Page MenuHomePhabricator

Investigate potential issues with globe-coordinate validation
Closed, ResolvedPublic

Description

In T144248: No RDF builder defined for data type globe-coordinate nor for value type bad in DispatchingValueSnakRdfBuilder::getValueBuilder it appears as though some invalid globe-coordinate data found its way into the database. While this may be due to some older issues with validation, in order to ensure that this does not happen in the future we should investigate whether there are problems with globe-coordinate validation that would result in the following malformed data:

{
  "value": {
    "latitude": -90,
    "longitude": 0,
    "altitude": null,
    "precision": 146706019195900,
    "globe": "http://www.wikidata.org/entity/Q308"
  },
  "type": "globecoordinate",
  "error": "$precision needs to be between -360 and 360"
}

Acceptance Criteria

  • If any issues with validation are found, either create a ticket or fix the issue.

Event Timeline

By examining both the wbparsevalue and wbsetclaim API modules it appears that there isn't a way for invalid globe-coordinate precision values to remain undetected while editing existing values in the web interface. Up next:

  • wbeditentity: modification-failed error on invalid precision
  • wbcreateclaim: invalid-snak error on bad precision
  • wbsetclaimvalue

It appears that there is no way to insert add invalid globe-coordinate without triggering a snak validation error or, at least a data value parsing error.

The above ways are the only ways afaiu an innacurate percision could reach the DB, are there any other ways I'm unaware of?

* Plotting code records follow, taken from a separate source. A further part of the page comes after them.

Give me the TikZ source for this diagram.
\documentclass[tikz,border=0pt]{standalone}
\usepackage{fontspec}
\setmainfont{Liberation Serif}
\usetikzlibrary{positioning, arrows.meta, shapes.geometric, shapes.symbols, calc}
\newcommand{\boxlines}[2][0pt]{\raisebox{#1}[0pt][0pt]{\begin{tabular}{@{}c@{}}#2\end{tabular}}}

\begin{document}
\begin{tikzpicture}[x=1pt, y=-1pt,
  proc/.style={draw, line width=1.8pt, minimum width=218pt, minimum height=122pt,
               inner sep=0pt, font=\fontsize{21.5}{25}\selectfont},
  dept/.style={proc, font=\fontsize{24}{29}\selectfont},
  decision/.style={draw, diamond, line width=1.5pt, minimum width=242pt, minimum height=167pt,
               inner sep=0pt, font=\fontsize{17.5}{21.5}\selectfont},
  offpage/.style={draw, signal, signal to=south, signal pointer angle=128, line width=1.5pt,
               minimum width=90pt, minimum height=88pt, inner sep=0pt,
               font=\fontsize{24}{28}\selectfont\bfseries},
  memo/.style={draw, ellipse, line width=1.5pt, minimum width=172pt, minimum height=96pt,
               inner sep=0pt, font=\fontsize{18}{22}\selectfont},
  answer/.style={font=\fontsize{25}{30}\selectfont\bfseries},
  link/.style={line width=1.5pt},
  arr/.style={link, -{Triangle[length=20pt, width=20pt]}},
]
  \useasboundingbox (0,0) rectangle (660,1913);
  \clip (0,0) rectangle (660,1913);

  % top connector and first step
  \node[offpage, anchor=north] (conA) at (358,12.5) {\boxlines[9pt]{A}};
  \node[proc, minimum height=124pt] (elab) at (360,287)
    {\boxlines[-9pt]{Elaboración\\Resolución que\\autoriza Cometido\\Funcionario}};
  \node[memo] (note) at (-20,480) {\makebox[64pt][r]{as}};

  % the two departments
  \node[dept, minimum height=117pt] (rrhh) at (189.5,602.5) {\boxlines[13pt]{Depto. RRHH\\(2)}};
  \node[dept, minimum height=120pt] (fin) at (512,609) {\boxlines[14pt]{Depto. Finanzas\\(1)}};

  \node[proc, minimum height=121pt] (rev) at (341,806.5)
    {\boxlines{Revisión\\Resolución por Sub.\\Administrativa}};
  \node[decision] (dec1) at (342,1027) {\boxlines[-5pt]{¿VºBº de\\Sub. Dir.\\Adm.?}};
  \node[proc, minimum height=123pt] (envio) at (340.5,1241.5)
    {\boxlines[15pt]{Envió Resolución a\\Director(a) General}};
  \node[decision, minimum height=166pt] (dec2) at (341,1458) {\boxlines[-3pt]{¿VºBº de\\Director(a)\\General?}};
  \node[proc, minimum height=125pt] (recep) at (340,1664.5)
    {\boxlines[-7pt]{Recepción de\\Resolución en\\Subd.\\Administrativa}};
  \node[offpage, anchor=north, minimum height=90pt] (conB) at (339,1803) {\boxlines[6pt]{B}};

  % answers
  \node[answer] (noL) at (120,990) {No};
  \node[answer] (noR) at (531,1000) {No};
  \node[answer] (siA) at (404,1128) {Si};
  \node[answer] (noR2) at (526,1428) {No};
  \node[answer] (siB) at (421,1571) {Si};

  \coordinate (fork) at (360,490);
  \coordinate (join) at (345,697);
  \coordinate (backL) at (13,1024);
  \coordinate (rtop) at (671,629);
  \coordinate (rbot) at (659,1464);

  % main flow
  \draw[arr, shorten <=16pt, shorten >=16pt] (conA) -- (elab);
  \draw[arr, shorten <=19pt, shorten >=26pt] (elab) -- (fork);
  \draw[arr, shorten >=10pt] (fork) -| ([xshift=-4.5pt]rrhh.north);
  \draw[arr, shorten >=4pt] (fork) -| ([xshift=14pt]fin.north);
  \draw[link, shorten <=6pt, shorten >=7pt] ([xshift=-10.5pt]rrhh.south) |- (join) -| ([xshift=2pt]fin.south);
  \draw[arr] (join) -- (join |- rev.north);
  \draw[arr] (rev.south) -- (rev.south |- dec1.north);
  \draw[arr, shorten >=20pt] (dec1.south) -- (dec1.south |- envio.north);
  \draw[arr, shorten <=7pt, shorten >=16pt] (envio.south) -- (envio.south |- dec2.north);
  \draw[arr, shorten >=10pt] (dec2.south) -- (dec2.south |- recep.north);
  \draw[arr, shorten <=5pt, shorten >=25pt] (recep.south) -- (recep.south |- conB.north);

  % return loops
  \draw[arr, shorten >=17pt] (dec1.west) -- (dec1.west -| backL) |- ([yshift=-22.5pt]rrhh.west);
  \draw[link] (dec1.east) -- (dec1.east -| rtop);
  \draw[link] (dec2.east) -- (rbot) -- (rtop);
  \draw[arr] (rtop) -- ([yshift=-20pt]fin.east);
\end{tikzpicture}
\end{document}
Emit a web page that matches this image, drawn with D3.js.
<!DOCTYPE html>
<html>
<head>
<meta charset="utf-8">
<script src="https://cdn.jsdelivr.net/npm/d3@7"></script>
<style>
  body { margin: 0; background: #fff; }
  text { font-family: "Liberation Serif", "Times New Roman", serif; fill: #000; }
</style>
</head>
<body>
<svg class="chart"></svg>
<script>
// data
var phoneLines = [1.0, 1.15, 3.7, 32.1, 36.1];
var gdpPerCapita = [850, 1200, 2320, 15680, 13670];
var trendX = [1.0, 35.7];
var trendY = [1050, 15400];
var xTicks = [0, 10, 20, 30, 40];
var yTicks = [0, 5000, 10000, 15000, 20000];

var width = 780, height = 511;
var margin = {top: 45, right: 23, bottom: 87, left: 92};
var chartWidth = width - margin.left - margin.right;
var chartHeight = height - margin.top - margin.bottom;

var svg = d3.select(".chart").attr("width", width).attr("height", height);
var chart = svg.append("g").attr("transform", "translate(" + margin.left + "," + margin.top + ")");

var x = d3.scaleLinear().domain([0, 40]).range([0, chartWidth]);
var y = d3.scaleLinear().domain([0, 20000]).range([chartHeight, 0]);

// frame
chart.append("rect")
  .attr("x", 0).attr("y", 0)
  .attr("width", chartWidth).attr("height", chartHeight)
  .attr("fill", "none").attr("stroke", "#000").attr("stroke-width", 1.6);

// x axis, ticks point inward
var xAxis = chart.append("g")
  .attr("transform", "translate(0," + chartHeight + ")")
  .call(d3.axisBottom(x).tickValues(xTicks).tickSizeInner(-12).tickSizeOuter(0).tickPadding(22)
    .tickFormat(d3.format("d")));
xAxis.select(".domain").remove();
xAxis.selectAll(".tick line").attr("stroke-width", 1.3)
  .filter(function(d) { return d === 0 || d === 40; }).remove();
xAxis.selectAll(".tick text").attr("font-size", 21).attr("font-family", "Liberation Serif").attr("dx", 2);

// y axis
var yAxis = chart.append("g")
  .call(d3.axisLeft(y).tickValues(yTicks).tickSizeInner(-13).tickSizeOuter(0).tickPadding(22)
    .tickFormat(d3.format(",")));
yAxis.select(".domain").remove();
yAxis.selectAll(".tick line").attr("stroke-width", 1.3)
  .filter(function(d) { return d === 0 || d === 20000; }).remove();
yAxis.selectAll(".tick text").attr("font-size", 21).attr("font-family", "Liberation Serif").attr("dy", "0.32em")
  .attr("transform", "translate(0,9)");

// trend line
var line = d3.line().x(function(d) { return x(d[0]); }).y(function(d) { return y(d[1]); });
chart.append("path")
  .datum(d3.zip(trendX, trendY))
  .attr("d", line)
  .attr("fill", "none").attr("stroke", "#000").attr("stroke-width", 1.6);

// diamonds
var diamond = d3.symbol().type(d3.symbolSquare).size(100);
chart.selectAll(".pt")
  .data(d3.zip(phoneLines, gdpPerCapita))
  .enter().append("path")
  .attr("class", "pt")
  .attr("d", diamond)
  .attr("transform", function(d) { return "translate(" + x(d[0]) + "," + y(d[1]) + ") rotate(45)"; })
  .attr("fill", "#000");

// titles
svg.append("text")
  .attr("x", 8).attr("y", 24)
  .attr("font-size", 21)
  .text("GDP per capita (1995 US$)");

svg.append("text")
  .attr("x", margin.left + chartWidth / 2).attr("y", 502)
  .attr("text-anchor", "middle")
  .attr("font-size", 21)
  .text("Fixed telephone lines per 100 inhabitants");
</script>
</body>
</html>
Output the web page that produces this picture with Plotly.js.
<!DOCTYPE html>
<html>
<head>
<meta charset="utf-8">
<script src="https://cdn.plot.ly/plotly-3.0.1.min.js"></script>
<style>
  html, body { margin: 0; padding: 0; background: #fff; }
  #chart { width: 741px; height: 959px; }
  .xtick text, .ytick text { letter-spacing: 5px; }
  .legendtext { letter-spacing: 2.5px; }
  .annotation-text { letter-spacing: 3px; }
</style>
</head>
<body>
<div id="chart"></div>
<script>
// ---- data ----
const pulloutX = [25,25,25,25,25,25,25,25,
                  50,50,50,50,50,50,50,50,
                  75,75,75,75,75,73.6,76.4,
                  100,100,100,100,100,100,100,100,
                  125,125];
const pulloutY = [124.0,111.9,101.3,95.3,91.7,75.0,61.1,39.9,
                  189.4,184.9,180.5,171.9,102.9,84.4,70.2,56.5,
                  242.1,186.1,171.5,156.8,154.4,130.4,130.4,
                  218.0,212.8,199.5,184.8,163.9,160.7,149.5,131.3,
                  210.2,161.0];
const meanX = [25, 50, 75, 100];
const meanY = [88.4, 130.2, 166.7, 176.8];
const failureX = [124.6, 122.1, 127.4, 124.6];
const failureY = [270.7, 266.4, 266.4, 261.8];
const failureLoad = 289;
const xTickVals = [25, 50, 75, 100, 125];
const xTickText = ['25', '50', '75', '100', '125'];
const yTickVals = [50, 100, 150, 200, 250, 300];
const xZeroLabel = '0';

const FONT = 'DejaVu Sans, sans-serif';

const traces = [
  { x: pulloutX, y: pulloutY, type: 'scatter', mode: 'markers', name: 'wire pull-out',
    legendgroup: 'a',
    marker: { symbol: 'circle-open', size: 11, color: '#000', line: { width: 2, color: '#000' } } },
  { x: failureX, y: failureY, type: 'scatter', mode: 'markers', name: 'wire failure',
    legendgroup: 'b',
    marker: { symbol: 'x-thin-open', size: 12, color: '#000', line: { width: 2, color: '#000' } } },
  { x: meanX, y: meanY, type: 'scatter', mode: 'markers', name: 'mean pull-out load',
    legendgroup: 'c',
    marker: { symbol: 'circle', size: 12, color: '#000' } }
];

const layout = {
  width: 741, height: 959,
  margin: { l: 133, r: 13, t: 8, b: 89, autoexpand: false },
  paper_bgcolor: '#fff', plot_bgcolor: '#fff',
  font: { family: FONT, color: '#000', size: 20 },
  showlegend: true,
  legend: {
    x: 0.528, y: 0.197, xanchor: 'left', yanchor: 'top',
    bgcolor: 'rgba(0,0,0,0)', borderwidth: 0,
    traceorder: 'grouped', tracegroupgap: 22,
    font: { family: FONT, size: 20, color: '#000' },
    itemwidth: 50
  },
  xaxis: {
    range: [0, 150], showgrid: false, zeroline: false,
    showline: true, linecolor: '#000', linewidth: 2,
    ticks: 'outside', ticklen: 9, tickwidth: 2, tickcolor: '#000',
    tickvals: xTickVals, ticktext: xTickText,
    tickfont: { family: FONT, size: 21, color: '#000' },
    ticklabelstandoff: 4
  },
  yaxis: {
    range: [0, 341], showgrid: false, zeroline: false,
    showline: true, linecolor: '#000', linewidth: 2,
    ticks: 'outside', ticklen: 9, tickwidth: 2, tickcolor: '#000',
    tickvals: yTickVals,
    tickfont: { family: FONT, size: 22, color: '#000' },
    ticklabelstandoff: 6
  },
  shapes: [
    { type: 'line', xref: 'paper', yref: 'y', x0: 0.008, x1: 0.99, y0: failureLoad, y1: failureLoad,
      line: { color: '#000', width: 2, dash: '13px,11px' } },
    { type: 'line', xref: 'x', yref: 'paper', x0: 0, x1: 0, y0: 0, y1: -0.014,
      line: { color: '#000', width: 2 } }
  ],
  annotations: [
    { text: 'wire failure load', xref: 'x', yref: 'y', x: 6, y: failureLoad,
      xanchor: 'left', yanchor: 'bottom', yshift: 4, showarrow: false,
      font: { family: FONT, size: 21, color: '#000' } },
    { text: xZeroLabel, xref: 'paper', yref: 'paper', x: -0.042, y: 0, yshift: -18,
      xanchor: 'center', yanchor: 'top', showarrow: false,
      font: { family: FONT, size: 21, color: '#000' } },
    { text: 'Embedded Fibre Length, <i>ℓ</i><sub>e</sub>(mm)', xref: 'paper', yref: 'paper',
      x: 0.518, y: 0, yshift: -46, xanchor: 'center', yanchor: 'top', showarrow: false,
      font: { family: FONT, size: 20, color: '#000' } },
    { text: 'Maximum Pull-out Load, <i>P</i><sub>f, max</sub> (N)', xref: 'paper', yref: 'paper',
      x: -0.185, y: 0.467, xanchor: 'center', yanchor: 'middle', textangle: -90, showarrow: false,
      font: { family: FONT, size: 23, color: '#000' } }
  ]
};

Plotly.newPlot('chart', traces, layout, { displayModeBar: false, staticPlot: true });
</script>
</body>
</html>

So I think it's good so far. Thanks for doing it. My worry is about some ways to make edits that'd miss. e.g. when there's a leak, we have to check everything and in case of mediawiki it's not possible (e.g. you can make edits using maint scripts).

My suggested course of action since the main bits have been checked:

  • Wait for results of T283576: Look in the database for malformed globe-coordiante precisions
  • If the problematic cases introduced only circa 2014 and stopped being introduced for years, call this ticket done.
  • If it is being introduced recently, dig deeper. For example, if it happened in the last three months, we can check hadoop and logstash for more information.

HTH

I think this is ready for another look now the db looking ticket is done.
Removed @ItamarWMDE as he is no longer on the camp

So, given that T283576 only found two items (Q3629997 history, Q3642430 history) with an invalid precision and both those precision values were entered in 2014 by the same bot, I guess we can close this task as done?

Itamar's investigation didn't find any issues, and Amir pointed out that we probably don't have reason to expect any undiscovered issues.

We technically got it done but I would like to know how are we going to avoid having exceptions in production. They were introduced in 2014 and wont' happen again but: 1- We need to fix current items (by possibly removing the statement?) 2- Avoid showing exception in case a user requests rdf output, we can't and shouldn't change content of an old revision so it means hitting with revid for output shouldn't cause an exception.

We technically got it done but I would like to know how are we going to avoid having exceptions in production. They were introduced in 2014 and wont' happen again but: 1- We need to fix current items (by possibly removing the statement?) 2- Avoid showing exception in case a user requests rdf output, we can't and shouldn't change content of an old revision so it means hitting with revid for output shouldn't cause an exception.

Good points. For the purely technical aspect of the logspam there already is T283569. But I feel the two issues you mention also touch some product considerations. I'll check in with them and when we know more we can move forward with this.